··· MATERIAL SUPPLIED ···

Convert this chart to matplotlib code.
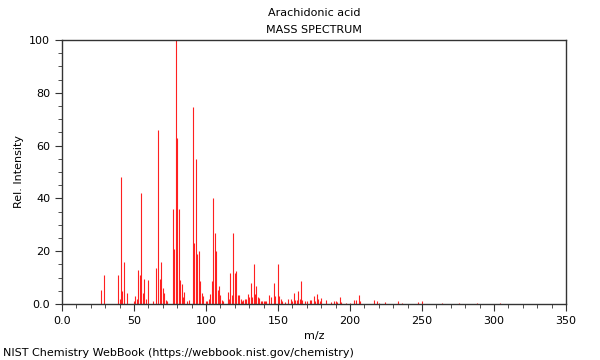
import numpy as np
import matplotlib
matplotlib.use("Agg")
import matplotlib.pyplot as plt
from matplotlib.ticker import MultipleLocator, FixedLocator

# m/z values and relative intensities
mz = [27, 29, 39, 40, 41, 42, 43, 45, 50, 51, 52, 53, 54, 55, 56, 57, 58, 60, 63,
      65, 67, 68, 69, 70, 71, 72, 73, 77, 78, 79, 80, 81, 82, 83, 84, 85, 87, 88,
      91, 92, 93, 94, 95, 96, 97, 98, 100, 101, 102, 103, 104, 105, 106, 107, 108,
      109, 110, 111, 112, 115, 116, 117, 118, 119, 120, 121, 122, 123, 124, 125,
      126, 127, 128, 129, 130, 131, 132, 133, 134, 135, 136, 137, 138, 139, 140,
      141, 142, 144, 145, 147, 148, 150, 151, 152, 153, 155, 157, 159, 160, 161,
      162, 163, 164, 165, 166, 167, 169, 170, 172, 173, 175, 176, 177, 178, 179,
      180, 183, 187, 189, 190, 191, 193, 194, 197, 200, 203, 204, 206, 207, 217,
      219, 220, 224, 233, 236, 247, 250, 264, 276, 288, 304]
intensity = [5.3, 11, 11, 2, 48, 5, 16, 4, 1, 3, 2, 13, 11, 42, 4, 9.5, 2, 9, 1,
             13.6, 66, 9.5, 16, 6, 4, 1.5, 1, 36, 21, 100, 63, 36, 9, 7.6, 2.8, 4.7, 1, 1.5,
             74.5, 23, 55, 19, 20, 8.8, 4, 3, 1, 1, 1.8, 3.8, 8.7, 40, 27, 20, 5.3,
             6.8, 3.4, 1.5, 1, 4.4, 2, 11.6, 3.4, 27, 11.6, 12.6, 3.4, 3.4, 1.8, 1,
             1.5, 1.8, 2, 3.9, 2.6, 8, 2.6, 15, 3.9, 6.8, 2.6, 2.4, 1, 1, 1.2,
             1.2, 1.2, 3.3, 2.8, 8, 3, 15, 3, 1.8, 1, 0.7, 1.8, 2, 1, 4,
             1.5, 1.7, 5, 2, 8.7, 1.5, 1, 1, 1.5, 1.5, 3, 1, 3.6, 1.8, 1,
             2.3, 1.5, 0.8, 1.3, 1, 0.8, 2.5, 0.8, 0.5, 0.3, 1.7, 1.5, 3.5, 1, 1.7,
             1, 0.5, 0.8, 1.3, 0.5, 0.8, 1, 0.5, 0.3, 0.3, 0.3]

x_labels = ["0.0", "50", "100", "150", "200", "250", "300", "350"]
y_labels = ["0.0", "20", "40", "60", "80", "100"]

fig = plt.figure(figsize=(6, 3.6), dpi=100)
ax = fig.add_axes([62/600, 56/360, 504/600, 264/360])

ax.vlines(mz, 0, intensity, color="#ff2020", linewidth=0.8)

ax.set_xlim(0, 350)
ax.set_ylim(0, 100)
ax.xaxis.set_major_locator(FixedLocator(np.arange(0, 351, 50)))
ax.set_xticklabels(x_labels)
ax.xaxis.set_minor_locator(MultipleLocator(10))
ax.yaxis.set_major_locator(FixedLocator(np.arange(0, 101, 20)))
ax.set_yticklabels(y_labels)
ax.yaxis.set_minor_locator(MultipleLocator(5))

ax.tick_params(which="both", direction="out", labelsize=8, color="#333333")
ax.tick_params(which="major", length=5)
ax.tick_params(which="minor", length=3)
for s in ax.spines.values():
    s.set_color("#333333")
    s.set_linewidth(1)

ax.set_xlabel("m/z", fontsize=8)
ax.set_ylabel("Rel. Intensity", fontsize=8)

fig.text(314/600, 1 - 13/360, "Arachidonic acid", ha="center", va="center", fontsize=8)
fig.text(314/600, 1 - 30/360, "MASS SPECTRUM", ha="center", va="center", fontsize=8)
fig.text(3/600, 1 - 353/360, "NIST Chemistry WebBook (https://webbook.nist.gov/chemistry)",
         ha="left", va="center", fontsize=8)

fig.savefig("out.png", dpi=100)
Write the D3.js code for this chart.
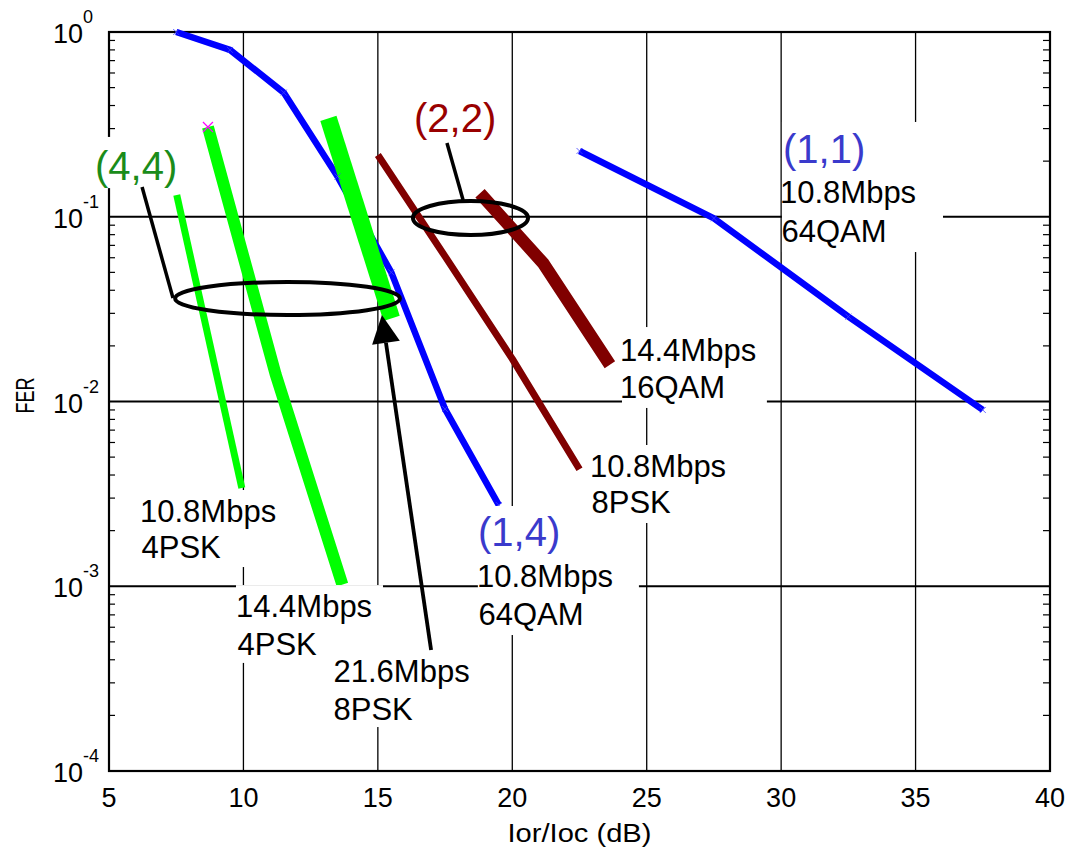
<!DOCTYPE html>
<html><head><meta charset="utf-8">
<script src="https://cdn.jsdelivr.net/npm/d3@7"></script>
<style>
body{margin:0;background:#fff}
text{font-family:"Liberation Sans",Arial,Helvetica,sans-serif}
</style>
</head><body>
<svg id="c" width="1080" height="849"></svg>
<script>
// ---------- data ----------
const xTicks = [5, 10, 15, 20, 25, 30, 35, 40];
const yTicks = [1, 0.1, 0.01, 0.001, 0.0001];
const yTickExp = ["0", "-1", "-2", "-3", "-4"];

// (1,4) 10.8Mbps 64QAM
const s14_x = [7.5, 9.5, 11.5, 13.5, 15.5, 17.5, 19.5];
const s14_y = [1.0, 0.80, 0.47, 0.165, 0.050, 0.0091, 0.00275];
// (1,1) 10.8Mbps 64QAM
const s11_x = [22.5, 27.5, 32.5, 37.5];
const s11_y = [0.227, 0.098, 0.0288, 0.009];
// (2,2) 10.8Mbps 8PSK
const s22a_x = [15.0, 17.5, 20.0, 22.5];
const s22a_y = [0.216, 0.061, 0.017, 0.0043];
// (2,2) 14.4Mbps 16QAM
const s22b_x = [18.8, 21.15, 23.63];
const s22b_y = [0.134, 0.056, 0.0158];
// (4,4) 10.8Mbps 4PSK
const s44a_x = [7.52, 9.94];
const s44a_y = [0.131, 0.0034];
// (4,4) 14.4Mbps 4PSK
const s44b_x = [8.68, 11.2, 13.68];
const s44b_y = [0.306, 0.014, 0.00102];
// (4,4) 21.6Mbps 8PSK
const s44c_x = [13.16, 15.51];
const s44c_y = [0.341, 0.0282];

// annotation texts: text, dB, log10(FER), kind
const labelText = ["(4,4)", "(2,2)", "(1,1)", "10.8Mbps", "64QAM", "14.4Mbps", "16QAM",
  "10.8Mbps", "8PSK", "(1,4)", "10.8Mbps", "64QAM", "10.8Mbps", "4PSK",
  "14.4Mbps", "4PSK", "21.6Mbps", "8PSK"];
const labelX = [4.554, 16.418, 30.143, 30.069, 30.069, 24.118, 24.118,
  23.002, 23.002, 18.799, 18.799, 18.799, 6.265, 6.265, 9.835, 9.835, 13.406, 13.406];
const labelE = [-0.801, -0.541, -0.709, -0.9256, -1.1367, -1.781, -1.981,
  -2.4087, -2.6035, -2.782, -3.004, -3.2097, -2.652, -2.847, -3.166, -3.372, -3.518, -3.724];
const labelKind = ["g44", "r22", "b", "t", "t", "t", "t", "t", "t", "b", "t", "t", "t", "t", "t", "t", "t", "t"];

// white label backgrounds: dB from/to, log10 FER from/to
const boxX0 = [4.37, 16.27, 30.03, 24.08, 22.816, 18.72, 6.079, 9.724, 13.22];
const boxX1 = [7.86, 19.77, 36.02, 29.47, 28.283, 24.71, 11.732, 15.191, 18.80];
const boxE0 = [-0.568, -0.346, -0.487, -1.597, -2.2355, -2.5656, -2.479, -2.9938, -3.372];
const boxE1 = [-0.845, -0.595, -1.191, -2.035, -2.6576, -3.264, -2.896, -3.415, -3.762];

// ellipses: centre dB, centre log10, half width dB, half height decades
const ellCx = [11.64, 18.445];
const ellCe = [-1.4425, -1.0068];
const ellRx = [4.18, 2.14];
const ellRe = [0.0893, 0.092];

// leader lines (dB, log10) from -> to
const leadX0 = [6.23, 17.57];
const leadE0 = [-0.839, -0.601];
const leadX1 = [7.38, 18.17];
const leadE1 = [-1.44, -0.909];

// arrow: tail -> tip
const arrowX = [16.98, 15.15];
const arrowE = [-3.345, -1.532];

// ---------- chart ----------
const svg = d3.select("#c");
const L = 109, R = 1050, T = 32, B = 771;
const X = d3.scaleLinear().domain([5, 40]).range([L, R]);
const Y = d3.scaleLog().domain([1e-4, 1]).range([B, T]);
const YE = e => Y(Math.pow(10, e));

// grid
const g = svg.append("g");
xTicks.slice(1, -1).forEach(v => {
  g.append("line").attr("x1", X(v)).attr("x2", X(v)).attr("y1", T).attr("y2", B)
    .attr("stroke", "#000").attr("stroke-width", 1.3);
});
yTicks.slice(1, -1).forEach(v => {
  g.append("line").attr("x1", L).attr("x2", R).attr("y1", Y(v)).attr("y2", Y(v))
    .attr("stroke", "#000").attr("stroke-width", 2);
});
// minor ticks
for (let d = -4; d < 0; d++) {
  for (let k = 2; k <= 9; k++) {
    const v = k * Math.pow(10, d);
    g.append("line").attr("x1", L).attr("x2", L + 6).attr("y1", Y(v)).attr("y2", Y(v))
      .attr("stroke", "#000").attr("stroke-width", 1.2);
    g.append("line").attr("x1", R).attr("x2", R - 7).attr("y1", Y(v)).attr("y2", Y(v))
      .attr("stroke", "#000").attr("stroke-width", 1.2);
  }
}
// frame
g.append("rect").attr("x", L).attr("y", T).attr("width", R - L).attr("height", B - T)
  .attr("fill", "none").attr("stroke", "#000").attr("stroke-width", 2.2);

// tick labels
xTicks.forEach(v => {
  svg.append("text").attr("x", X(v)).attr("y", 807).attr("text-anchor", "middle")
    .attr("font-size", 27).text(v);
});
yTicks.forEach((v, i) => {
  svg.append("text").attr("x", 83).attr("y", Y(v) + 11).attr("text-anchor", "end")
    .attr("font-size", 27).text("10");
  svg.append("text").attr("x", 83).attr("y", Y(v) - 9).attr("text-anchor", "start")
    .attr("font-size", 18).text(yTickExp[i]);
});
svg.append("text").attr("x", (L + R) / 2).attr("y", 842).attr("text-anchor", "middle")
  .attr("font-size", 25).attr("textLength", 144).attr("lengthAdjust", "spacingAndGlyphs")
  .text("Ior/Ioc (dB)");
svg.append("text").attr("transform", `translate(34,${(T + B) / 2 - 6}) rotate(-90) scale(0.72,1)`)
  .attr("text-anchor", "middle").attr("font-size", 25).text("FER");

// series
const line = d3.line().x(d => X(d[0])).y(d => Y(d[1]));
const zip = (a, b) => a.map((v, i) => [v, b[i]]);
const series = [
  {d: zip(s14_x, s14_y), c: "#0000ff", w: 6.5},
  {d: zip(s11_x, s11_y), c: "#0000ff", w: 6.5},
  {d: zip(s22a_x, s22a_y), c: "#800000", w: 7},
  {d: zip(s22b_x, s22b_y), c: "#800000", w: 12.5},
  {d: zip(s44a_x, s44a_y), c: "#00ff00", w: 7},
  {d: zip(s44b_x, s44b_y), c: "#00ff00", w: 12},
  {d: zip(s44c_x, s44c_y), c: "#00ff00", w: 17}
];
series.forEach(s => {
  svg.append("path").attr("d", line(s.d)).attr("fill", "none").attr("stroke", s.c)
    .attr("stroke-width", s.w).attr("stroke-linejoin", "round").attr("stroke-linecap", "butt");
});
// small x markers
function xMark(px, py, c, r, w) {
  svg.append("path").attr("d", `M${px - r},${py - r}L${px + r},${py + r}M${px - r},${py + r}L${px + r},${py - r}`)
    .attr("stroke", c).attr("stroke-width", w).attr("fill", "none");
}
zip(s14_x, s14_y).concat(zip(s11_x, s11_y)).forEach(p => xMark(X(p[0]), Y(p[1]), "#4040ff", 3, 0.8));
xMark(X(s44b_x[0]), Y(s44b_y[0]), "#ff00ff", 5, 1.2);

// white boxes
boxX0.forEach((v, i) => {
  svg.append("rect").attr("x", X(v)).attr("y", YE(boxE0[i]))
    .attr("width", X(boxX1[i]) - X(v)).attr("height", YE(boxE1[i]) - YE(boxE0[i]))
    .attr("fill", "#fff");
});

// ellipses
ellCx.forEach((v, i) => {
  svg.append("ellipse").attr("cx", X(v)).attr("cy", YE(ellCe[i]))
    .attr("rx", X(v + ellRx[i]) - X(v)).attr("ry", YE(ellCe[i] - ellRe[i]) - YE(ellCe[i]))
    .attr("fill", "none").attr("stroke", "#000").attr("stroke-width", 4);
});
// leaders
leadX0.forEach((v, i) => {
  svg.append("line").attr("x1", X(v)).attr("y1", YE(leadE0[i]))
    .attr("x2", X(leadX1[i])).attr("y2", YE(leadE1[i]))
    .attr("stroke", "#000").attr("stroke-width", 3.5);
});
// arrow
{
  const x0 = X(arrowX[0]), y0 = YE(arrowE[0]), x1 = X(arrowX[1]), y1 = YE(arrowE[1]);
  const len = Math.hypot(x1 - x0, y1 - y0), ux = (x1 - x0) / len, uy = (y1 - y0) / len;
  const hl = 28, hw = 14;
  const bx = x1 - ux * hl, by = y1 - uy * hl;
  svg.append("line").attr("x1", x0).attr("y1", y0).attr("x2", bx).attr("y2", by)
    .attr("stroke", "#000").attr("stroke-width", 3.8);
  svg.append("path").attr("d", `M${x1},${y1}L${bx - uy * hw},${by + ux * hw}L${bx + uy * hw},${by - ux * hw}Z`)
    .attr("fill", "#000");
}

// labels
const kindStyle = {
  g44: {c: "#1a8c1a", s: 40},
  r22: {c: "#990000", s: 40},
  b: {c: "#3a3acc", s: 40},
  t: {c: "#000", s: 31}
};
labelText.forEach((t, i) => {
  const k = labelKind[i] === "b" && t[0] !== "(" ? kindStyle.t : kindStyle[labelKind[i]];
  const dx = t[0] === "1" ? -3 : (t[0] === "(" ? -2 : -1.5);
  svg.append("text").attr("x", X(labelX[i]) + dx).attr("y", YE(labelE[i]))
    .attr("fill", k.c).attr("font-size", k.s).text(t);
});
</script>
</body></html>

···

### STATED TASK
Copy nothing but the lines from the top of the data down to the line containing "from matplotlib.ticker import", and leave the pictures out.

### THE REPLY
Convert this chart to matplotlib code.
import numpy as np
import matplotlib
matplotlib.use("Agg")
import matplotlib.pyplot as plt
from matplotlib.ticker import MultipleLocator, FixedLocator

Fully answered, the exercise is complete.